# Listed entries start
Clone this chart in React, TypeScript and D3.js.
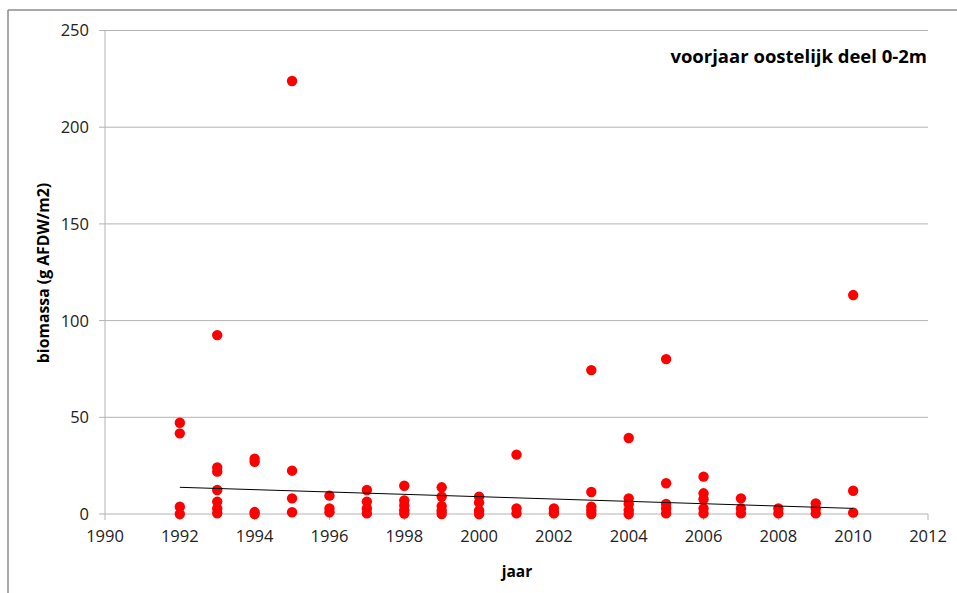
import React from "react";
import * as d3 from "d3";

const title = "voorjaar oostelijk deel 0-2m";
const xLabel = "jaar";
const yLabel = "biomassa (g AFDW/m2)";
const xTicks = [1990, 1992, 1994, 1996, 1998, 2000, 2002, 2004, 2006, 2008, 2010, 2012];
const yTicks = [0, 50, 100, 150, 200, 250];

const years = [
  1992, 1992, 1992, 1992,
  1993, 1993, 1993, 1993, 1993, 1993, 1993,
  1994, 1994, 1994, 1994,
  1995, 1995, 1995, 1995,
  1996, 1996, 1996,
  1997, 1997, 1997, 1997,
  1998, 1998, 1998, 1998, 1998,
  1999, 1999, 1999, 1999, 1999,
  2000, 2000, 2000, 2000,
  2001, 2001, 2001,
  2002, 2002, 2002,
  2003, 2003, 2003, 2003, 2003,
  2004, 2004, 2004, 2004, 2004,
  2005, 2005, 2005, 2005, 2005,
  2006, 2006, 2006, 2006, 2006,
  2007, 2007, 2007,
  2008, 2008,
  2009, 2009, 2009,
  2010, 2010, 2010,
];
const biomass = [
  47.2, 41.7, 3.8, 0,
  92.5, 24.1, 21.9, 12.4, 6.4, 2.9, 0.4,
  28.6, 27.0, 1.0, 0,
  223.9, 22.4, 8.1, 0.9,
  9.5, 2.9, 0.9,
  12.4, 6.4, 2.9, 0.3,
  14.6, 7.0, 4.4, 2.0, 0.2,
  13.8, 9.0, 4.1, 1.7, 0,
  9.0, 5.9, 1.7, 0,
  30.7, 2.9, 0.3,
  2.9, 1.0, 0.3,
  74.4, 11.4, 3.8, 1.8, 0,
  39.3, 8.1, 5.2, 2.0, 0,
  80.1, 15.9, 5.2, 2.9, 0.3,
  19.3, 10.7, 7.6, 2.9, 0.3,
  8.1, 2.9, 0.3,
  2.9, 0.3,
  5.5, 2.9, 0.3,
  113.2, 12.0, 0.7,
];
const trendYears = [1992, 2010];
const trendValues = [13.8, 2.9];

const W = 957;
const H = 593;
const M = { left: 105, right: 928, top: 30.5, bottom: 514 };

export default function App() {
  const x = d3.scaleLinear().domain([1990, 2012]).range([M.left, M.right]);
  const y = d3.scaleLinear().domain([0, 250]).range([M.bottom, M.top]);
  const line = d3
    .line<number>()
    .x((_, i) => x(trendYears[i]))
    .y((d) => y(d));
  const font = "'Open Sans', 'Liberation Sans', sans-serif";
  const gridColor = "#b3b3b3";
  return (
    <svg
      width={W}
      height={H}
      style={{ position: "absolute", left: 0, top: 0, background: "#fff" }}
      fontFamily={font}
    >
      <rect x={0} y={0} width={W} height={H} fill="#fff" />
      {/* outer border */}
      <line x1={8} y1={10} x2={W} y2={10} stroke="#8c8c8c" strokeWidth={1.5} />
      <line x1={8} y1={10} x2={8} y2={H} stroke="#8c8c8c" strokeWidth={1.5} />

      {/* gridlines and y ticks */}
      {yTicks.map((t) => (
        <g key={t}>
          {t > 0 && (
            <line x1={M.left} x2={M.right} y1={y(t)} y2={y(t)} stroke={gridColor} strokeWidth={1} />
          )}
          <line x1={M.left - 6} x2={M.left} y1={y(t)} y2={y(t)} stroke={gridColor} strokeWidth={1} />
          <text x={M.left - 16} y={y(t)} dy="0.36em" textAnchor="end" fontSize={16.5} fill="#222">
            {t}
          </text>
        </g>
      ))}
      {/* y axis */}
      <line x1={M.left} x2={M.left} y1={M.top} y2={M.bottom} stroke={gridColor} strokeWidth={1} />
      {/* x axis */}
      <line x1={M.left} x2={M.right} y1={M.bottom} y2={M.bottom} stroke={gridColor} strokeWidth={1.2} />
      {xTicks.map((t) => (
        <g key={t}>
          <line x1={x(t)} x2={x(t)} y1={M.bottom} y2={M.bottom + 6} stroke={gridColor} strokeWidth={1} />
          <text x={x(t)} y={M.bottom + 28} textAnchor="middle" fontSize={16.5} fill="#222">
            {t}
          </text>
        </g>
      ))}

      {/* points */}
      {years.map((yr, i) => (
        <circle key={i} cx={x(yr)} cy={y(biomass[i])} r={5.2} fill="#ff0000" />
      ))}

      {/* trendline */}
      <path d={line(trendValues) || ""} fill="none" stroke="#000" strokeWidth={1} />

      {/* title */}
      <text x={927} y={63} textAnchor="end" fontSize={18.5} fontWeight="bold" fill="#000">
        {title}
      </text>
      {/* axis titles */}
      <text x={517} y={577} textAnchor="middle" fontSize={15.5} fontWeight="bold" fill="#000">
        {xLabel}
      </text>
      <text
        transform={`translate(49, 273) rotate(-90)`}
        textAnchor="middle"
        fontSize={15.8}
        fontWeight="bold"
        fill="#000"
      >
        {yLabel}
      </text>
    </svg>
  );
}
# Listed entries end
# Listed entries start
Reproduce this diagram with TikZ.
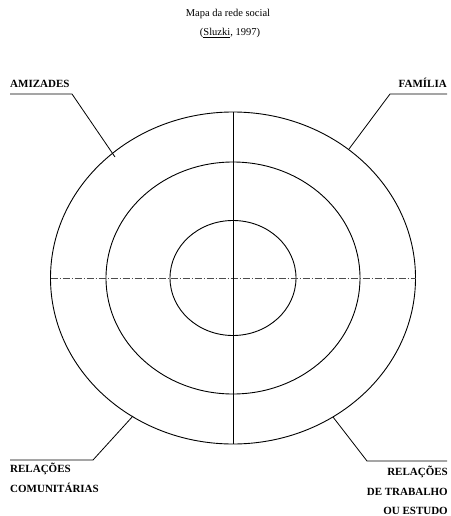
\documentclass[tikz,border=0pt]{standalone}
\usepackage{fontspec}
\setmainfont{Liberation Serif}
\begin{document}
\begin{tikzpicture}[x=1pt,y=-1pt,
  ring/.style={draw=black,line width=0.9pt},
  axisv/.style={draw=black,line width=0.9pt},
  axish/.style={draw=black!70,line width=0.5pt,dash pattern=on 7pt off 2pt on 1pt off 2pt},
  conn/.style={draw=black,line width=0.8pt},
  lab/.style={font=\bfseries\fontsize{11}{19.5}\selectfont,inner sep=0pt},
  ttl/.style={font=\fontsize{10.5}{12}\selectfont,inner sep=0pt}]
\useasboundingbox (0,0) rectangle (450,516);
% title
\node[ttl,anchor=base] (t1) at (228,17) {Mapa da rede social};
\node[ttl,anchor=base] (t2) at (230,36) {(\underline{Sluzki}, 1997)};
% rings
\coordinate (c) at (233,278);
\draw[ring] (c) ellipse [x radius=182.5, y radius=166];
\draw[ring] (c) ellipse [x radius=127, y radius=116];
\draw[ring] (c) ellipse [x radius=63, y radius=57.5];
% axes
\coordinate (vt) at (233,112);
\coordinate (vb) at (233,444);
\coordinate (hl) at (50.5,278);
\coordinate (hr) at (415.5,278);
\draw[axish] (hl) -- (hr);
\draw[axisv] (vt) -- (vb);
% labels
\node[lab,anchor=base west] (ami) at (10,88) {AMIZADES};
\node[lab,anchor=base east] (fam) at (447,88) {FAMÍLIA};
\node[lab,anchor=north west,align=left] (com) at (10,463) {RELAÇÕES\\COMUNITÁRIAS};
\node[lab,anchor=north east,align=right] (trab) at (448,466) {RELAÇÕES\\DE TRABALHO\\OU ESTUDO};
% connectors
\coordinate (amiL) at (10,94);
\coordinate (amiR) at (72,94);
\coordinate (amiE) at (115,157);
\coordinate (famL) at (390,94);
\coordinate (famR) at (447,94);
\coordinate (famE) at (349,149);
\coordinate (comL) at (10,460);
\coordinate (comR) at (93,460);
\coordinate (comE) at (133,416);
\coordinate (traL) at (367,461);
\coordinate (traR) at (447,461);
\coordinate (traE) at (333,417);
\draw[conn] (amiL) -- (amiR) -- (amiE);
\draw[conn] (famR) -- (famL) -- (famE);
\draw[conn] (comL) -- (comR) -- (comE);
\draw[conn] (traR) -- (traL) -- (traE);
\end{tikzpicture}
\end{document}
# Listed entries end
Short task:
Find every line that holds "this" and copy it.

Solution below:
Clone this chart in React, TypeScript and D3.js.
Reproduce this diagram with TikZ.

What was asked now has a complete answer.